The desire to please their regulars by maintaining the portions and number of potatoes they serve has prompted them to stop preparing the fries all together.

“Even if we make the fries, the portions we serve will have to be smaller and most customers would rather eat to their fill with alternative dishes,’ she said.

The culinary skills of Nyeri and the surrounding regions demands that every meal must have water or soup to make it edible and the food joints follow the same script in a bid to give the residents what they are accustomed to.

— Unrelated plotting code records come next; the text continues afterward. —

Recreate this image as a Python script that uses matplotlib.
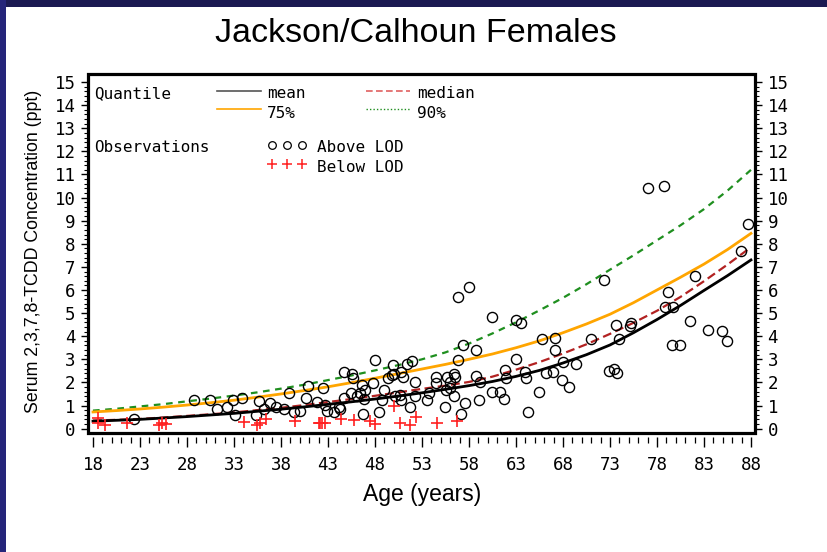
import matplotlib
matplotlib.use('Agg')
import matplotlib.pyplot as plt
from matplotlib import font_manager as fm
from matplotlib.patches import Rectangle
from matplotlib.lines import Line2D
from matplotlib.ticker import FixedLocator

# ---------------- data ----------------
curve_ages = [18, 20.5, 23, 25.5, 28, 30.5, 33, 35.5, 38, 40.5, 43, 45.5, 48, 50.5, 53,
              55.5, 58, 60.5, 63, 65.5, 68, 70.5, 73, 75.5, 78, 80.5, 83, 85.5, 88]
mean_vals = [0.32, 0.36, 0.40, 0.46, 0.52, 0.59, 0.66, 0.75, 0.84, 0.94, 1.05, 1.16, 1.28,
             1.41, 1.55, 1.70, 1.86, 2.04, 2.26, 2.52, 2.84, 3.20, 3.62, 4.15, 4.72, 5.33,
             5.98, 6.62, 7.30]
median_vals = [0.35, 0.38, 0.42, 0.48, 0.55, 0.62, 0.70, 0.80, 0.90, 1.02, 1.15, 1.28, 1.42,
               1.57, 1.72, 1.86, 2.02, 2.25, 2.55, 2.88, 3.25, 3.65, 4.10, 4.58, 5.10, 5.70,
               6.38, 7.10, 7.85]
q75_vals = [0.72, 0.78, 0.85, 0.93, 1.02, 1.12, 1.23, 1.36, 1.50, 1.65, 1.81, 1.99, 2.18,
            2.38, 2.58, 2.78, 3.00, 3.23, 3.50, 3.80, 4.15, 4.53, 4.95, 5.45, 6.00, 6.55,
            7.12, 7.75, 8.45]
q90_vals = [0.78, 0.86, 0.96, 1.06, 1.18, 1.30, 1.43, 1.57, 1.73, 1.90, 2.10, 2.30, 2.52,
            2.75, 3.00, 3.30, 3.68, 4.12, 4.60, 5.12, 5.66, 6.25, 6.88, 7.50, 8.15, 8.80,
            9.50, 10.30, 11.20]

above_age = [22.4, 28.7, 30.4, 31.2, 32.3, 32.9, 33.1, 33.9, 35.3, 35.7, 36.2, 36.8, 37.5, 38.3,
             38.9, 39.4, 40.0, 40.7, 40.9, 41.8, 42.5, 42.7, 42.9, 43.6, 44.2, 44.3, 44.7, 44.7,
             45.6, 45.7, 45.4, 46.1, 46.4, 46.6, 46.7, 46.8, 46.9, 47.8, 48.0, 48.4, 48.8, 49.0,
             49.4, 49.8, 49.9, 50.0, 50.1,
             50.8, 51.0, 50.7, 50.8, 51.4, 51.9, 52.3, 52.3, 51.7, 53.5, 53.8, 54.5, 54.5, 55.4,
             55.6, 55.7, 56.0, 56.0, 56.4, 56.5, 56.4, 56.8, 56.8, 57.2, 57.4, 57.6, 58.0, 58.8,
             58.8, 59.1, 59.2, 60.5, 60.5, 61.3, 61.7, 61.8, 61.9, 63.0, 63.0, 63.5, 64.0, 64.1,
             64.3, 65.5, 65.8, 66.2, 66.9, 67.1, 67.1, 67.9, 68.0, 68.6, 69.4, 71.0, 72.4, 72.9,
             73.4, 73.7, 73.6, 74.0, 75.1, 75.2, 77.0, 78.7, 79.2, 78.9, 79.7, 79.6, 80.5, 81.5,
             82.0, 83.4, 84.9, 85.5, 86.9, 87.7]
above_val = [0.40, 1.24, 1.24, 0.85, 0.95, 1.24, 0.59, 1.31, 0.59, 1.20, 0.84, 1.10, 0.95, 0.84,
             1.53, 0.71, 0.78, 1.34, 1.85, 1.17, 1.75, 1.01, 0.78, 0.71, 0.92, 0.84, 2.45, 1.34,
             2.35, 2.20, 1.53, 1.39, 1.56, 1.89, 0.63, 1.28, 1.67, 1.96, 2.97, 0.74, 1.24, 1.67,
             2.18, 2.32, 2.76, 2.37, 1.41,
             2.47, 2.22, 1.46, 1.24, 2.78, 2.93, 2.01, 1.39, 0.95, 1.24, 1.56, 2.25, 1.99, 0.95,
             1.67, 2.25, 2.03, 1.75, 2.37, 2.25, 1.39, 5.71, 2.97, 0.63, 3.62, 1.10, 6.12, 3.41,
             2.29, 1.24, 2.03, 4.81, 1.60, 1.57, 1.27, 2.54, 2.18, 4.68, 3.00, 4.56, 2.47, 2.18,
             0.72, 1.60, 3.87, 2.42, 2.47, 3.91, 3.41, 2.11, 2.90, 1.82, 2.78, 3.87, 6.44, 2.50,
             2.58, 2.40, 4.49, 3.88, 4.44, 4.56, 10.40, 10.51, 5.92, 5.28, 5.28, 3.61, 3.61, 4.66,
             6.61, 4.27, 4.23, 3.81, 7.69, 8.85]

below_age = [18.5, 18.5, 19.3, 21.6, 25.0, 25.3, 25.8, 34.1, 35.4, 35.8, 36.4, 39.5, 42.0, 42.2,
             42.4, 42.7, 44.4, 45.8, 47.5, 48.0, 50.0, 50.7, 51.7, 52.4, 54.6, 56.7]
below_val = [0.45, 0.23, 0.14, 0.26, 0.16, 0.26, 0.20, 0.27, 0.17, 0.23, 0.40, 0.33, 0.23, 0.23,
             0.23, 0.23, 0.40, 0.36, 0.35, 0.20, 0.98, 0.23, 0.14, 0.52, 0.23, 0.32]

x_ticks = list(range(18, 89, 5))
x_minor = list(range(18, 89))
y_ticks = list(range(0, 16))
y_minor = [i / 5 for i in range(0, 76)]

title_text = "Jackson/Calhoun Females"
xlabel_text = "Age (years)"
ylabel_text = "Serum 2,3,7,8-TCDD Concentration (ppt)"

# ---------------- fonts ----------------
names = {f.name for f in fm.fontManager.ttflist}
mono = 'DejaVu Sans Mono' if 'DejaVu Sans Mono' in names else 'DejaVu Sans'
sans = 'Liberation Sans' if 'Liberation Sans' in names else 'DejaVu Sans'

W, H = 828, 552
fig = plt.figure(figsize=(W / 100, H / 100), dpi=100)
fig.patch.set_facecolor('white')

# dark frame bands
fig.patches.append(Rectangle((0, 1 - 7 / H), 1, 7 / H, transform=fig.transFigure,
                             facecolor='#1b1a52', edgecolor='none', zorder=0))
fig.patches.append(Rectangle((0, 0), 6 / W, 1, transform=fig.transFigure,
                             facecolor='#25257a', edgecolor='none', zorder=0))

L, R, T, B = 88, 755, 74, 433
ax = fig.add_axes([L / W, 1 - B / H, (R - L) / W, (B - T) / H])
ax.set_xlim(17.47, 88.43)
ax.set_ylim(-0.19, 15.35)

# curves
ax.plot(curve_ages, q90_vals, color='#1f8f1f', lw=1.6, dashes=(3, 2.5), zorder=3)
ax.plot(curve_ages, q75_vals, color='#ffa500', lw=2.0, zorder=3)
ax.plot(curve_ages, median_vals, color='#b22222', lw=1.6, dashes=(4, 2), zorder=3)
ax.plot(curve_ages, mean_vals, color='black', lw=2.0, zorder=3)

# observations
ax.plot(above_age, above_val, linestyle='none', marker='o', ms=7.3, mfc='none',
        mec='black', mew=1.0, zorder=4)
ax.plot(below_age, below_val, linestyle='none', marker='+', ms=8, mec='#ff2020',
        mew=1.2, zorder=4)

# spines / box
for s in ('left', 'right', 'top'):
    ax.spines[s].set_visible(False)
ax.spines['bottom'].set_position(('outward', 2.9))
ax.spines['bottom'].set_edgecolor('none')
ax.add_patch(Rectangle((0, 0), 1, 1, transform=ax.transAxes, fill=False,
                       lw=2.3, ec='black', zorder=6, clip_on=False))

ax.xaxis.set_major_locator(FixedLocator(x_ticks))
ax.xaxis.set_minor_locator(FixedLocator(x_minor))
ax.yaxis.set_major_locator(FixedLocator(y_ticks))
ax.yaxis.set_minor_locator(FixedLocator(y_minor))
ax.set_xticklabels([str(v) for v in x_ticks])
ax.set_yticklabels([str(v) for v in y_ticks])

ax.tick_params(axis='x', which='major', length=7.5, width=1.0, direction='out', pad=6,
               labelsize=12.5, color='black')
ax.tick_params(axis='x', which='minor', length=4.3, width=0.9, direction='out', color='black')
ax.tick_params(axis='y', which='both', left=True, right=True, labelleft=True,
               labelright=True, direction='out')
ax.tick_params(axis='y', which='major', length=5, width=1.0, pad=4, labelsize=12.5)
ax.tick_params(axis='y', which='minor', length=3, width=0.8)
for lab in ax.get_xticklabels() + ax.get_yticklabels():
    lab.set_fontfamily(mono)

# titles
fig.text(416 / W, 1 - 33 / H, title_text, ha='center', va='center', fontsize=24.5,
         family=sans)
fig.text(422 / W, 1 - 495 / H, xlabel_text, ha='center', va='center', fontsize=16.5,
         family=sans)
fig.text(34 / W, 1 - 251 / H, ylabel_text, ha='center', va='center', fontsize=12.8,
         family=sans, rotation=90)

# ---------------- legend ----------------
def axc(px, py):
    return ((px - L) / (R - L), (B - py) / (B - T))

lfs = 11.5
def ltext(px, py, s):
    x, y = axc(px, py)
    ax.text(x, y, s, transform=ax.transAxes, ha='left', va='center', fontsize=lfs,
            family=mono, zorder=7)

def lline(px0, px1, py, **kw):
    x0, y = axc(px0, py)
    x1, _ = axc(px1, py)
    ax.add_line(Line2D([x0, x1], [y, y], transform=ax.transAxes, zorder=7, **kw))

ltext(94, 93.5, "Quantile")
lline(217, 261, 91, color='#555555', lw=1.2)
ltext(267, 93.5, "mean")
lline(366, 410, 91, color='#e06060', lw=1.2, dashes=(4, 2))
ltext(417, 93.5, "median")
lline(217, 261, 109, color='#ffa500', lw=1.2)
ltext(267, 113.5, "75%")
lline(366, 410, 109, color='#1f8f1f', lw=1.0, dashes=(1, 1.5))
ltext(417, 113.5, "90%")

ltext(94, 147, "Observations")
for px in (272, 287, 302):
    x, y = axc(px, 145)
    ax.plot([x], [y], transform=ax.transAxes, marker='o', ms=5.5, mfc='none', mec='black',
            mew=0.9, zorder=7, clip_on=False)
    x, y = axc(px, 164)
    ax.plot([x], [y], transform=ax.transAxes, marker='+', ms=7, mec='#ff2020',
            mew=1.1, zorder=7, clip_on=False)
ltext(317, 147, "Above LOD")
ltext(317, 167, "Below LOD")

fig.savefig('out.png', dpi=100)
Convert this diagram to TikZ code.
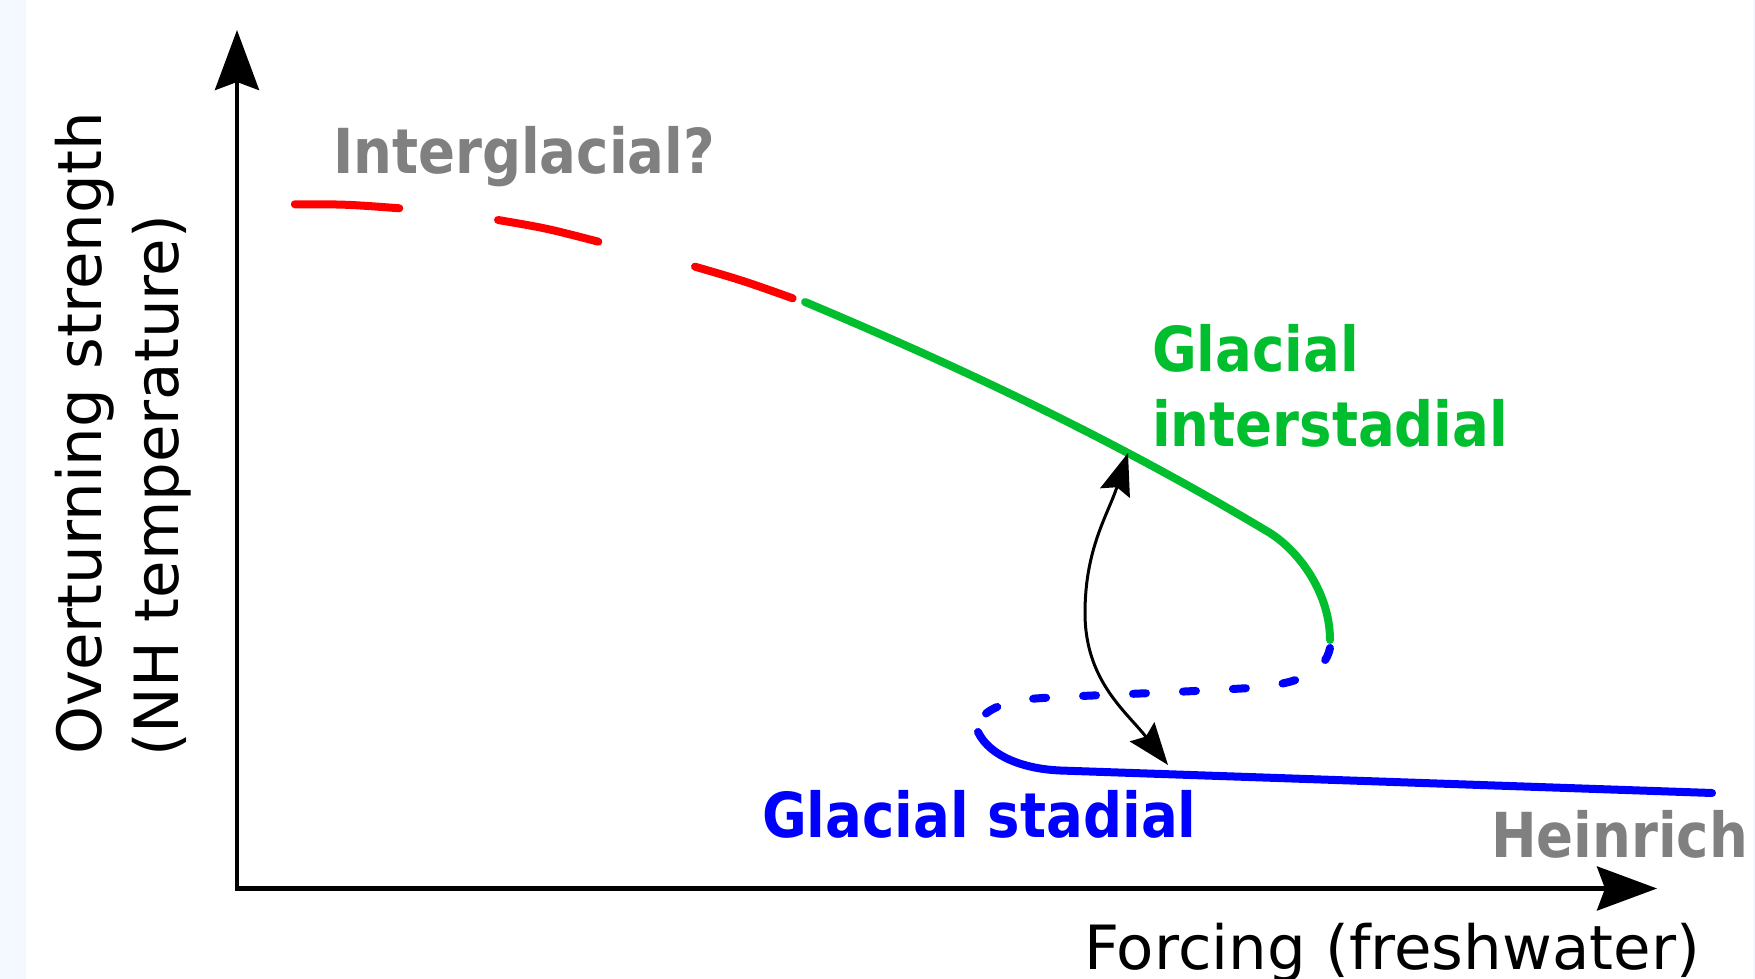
\documentclass[tikz,border=0pt]{standalone}
\usepackage{fontspec}
\setmainfont{DejaVu Sans}
\newfontfamily\labfont[FakeStretch=0.88]{DejaVu Sans}
\usetikzlibrary{arrows.meta}
\definecolor{gline}{RGB}{0,190,45}
\definecolor{glab}{RGB}{128,128,128}
\definecolor{stripc}{RGB}{244,249,255}
\tikzset{
  curve/.style={line width=8pt, line cap=round},
  axisline/.style={line width=4.5pt, line join=miter},
  lab/.style={inner sep=0pt, outer sep=0pt, anchor=base west, font=\labfont\bfseries\fontsize{62}{62}\selectfont},
  axlab/.style={inner sep=0pt, outer sep=0pt, anchor=base west, font=\fontsize{61}{61}\selectfont},
}
\begin{document}
\begin{tikzpicture}[x=1pt, y=1pt]
\useasboundingbox (0,0) rectangle (1755,979);
\fill[white] (0,0) rectangle (1755,979);
\fill[stripc] (0,0) rectangle (26,979);
\fill[stripc] (1753,0) rectangle (1755,979);

% axes
\coordinate (O) at (237,90.5);
\coordinate (ytip) at (237,949);
\coordinate (xtip) at (1657,90.5);
\draw[axisline, {Stealth[length=60pt, width=44pt, inset=8pt]}-{Stealth[length=60pt, width=44pt, inset=8pt]}] (ytip) -- (O) -- (xtip);

% red dashes (interglacial branch)
\coordinate (r1a) at (294.8,774.7); \coordinate (r1b) at (399.3,770.7);
\coordinate (r2a) at (498,759);     \coordinate (r2b) at (598.3,737.3);
\coordinate (r3a) at (695,712.3);   \coordinate (r3b) at (792.7,680.7);
\draw[curve, red] (r1a) .. controls (346,774.7) .. (r1b);
\draw[curve, red] (r2a) .. controls (546.7,750.7) .. (r2b);
\draw[curve, red] (r3a) .. controls (742.5,698.5) .. (r3b);

% green branch
\coordinate (g0) at (805,677);
\coordinate (g1) at (1270,446);
\coordinate (g2) at (1330,339);
\draw[curve, gline] (g0) .. controls (960,612) and (1115,539) .. (g1)
   .. controls (1300,427) and (1330,385) .. (g2);

% blue dashed unstable branch
\coordinate (b0) at (1330,331);
\coordinate (b1) at (1250,291);
\coordinate (b2) at (1030,280);
\coordinate (b3) at (978,251);
\draw[curve, blue, dash pattern=on 13pt off 37pt] (b0) .. controls (1325,307) and (1300,295) .. (b1)
   .. controls (1150,285) and (1060,283) .. (b2)
   .. controls (995,276) and (978,264) .. (b3);

% blue solid stadial branch
\coordinate (s0) at (978,247);
\coordinate (s1) at (1060,208.5);
\coordinate (s2) at (1712,186);
\draw[curve, blue] (s0) .. controls (990,222) and (1025,210) .. (s1) -- (s2);

% transition arrow
\coordinate (aB) at (1168,214);
\coordinate (aM) at (1085,366);
\coordinate (aT) at (1128,526);
\draw[line width=3pt, {Stealth[length=42pt, width=31pt, inset=6pt]}-{Stealth[length=42pt, width=31pt, inset=6pt]}]
  (aB) to[out=128, in=270] (aM) to[out=90, in=252] (aT);

% labels
\node[lab, glab] (inter) at (333,805) {Interglacial?};
\node[lab, gline] (gla1) at (1152,607.3) {Glacial};
\node[lab, gline] (gla2) at (1152,532.3) {interstadial};
\node[lab, blue] (stad) at (762,141.3) {Glacial stadial};
\node[lab, glab] (hein) at (1491,121.7) {Heinrich};
\node[axlab] (xlab) at (1084,9) {Forcing (freshwater)};
\node[axlab, rotate=90] (ylab1) at (101.5,224) {Overturning strength};
\node[axlab, rotate=90] (ylab2) at (178,222) {(NH temperature)};
\end{tikzpicture}
\end{document}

The ubiquitous fast food joints, offer an alternative, albeit an unhealthy one, to the usual fare.

Some of the Pilau Njeris are either served too hot or too cold that it dilutes both hunger and appetite.

Alternatively, when the stew is too cold, the chapati is too and with too much fat to slow down your eating pace.

The stew come in different varieties that can be made of peas, grams or black beans, one big potato and of course soup with an occasional piece of meat.

Ms Carina Wambui, 21, a student at Nyeri Technical college has been disappointed that her favourite joint has gone slow on making chips.

“We are used to eating chips for lunch and its frustrating when you can’t get what you want to eat,” she said.

Chips is a favourite of most young people because it is cheap, tasty and uncomplicated compared to Pilau Njeri which can be either very tasty or not.

A plate of chips sells at between Sh100 and Sh150 accompanied by a samosa or a sausage while a low-end joint in Nyeri’s downtown area serves a meal of cabbages, rice, beans, potatoes and a lot of gravy as stew and topped with a chapati for Sh100.

Ms Mwangi said she would previously use a 90 kg bag of potatoes everyday but has since reduced to now using a bucket all day.  

The potatoes being sold in Nyeri are being brought in from areas of Laikipia in neighbouring Laikipia County.